With permission, I should like to answer Question No. 75. By virtue of Section 2 of the Public Order Act, 1936, those who take part in the control, management or training of the members of an association of persons organised and trained for the use or display of physical force in promoting a political object are guilty of an offence. After study of the police report on the Grosvenor Square demonstration, I have decided, in consultation with the Director of Public Prosecutions, that the evidence available does not justify proceedings under that Section.

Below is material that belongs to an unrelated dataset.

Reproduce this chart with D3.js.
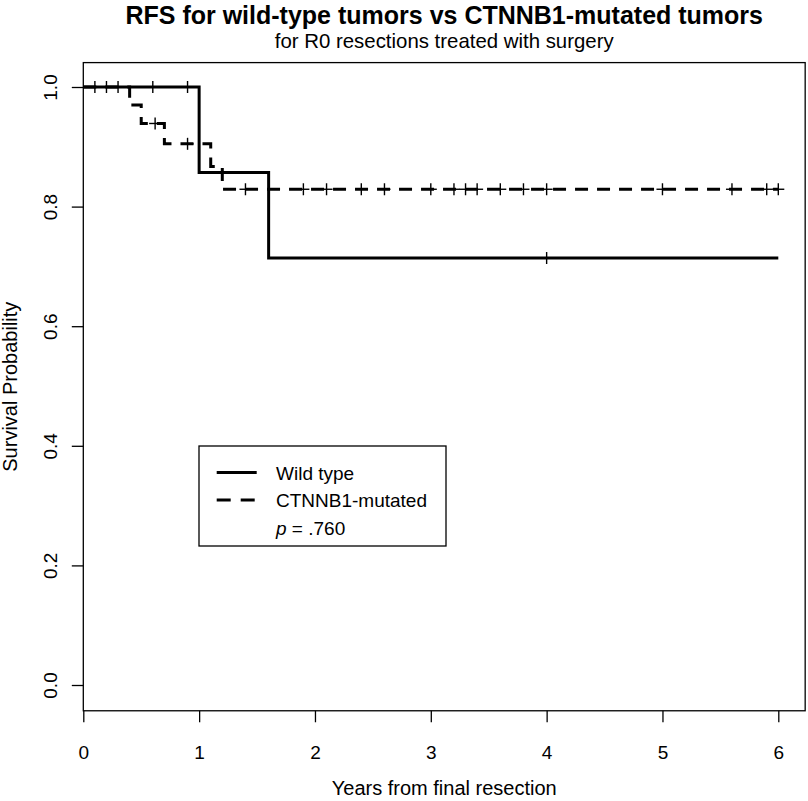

However 246 persons have been charged with other offences arising out of this demonstration. These include charges for assaults on the police, possessing offensive weapons, insulting and threatening behaviour, obstructing the police, obstructing the footway and highway, and miscellaneous charges. Seven persons have been imprisoned, 174 fined, eight conditionally discharged, two bound over to keep the peace, and 18 had their charges dismissed. Thirty-seven cases remain to be heard.

Sir D. Walker-Smith

While everyone will, naturally be pleased that the objective diligence of the Director of Public Prosecutions has not found it necessary to bring any proceedings under Section 2 of the 1936 Act, will the right hon. and learned Gentleman agree that these powers are available in the future if, unhappily, any organisation were minded to organise and train for violent display with political objectives?

The Attorney-General

These powers are available to deal with any association equipped to use physical force to promote any political object. Unlawful violence or incitement to violence will not be tolerated, from whatever source or however motivated.

Mr. Orbach

Has any disciplinary action be taken against the minority of police from whom, it is evident—[HON. MEMBERS: "No."] It is evident both from the pictures in the Press and from television that there was a very small number of policemen who kicked demonstrators and who had to be restrained by other policemen from attacking certain members of the demonstration. Has any disciplinary action been taken against those few policemen?

The Attorney-General

My hon. Friend will recall that as a result of incidents in this demonstration 171 police officers were injured and 42 civilians received hospital treatment. The violence which took place was deplorable. One or two incidents were mentioned to my hon. and learned Friend, then the Under-Secretary of State, in the debate last week, and those incidents are being investigated.

Sir P. Rawlinson

The right hon. and learned Gentleman will appreciate that the majority of people believe that the police behaved with the greatest of restraint, in view of the circumstances which they met. Was there evidence of foreigners and foreign students taking part in this raid, and, if there were any such, what processes of deportation are contemplated?

The Attorney-General

There was a disturbing feature in the demonstration in the conduct of what appeared to be an organised group of German students. As my hon. and learned Friend said in the Adjournment debate on 4th April, there might be cases in future in which individuals would not be allowed entry into this country if it were thought likely that they would abuse the occasion to foment disorder and cause injury and damage.

Mr. Conlan

Can my right hon. and learned Friend say whether any of the persons involved were members of the Monday Club?

The Attorney-General

I have no information to that effect.

Mr. Hastings

Can the Attorney-General tell us what organisation, if any, sponsored the arrival and activities of the German contingent in question?

The Attorney-General

I should like notice of that. Again, it was not the Monday Club.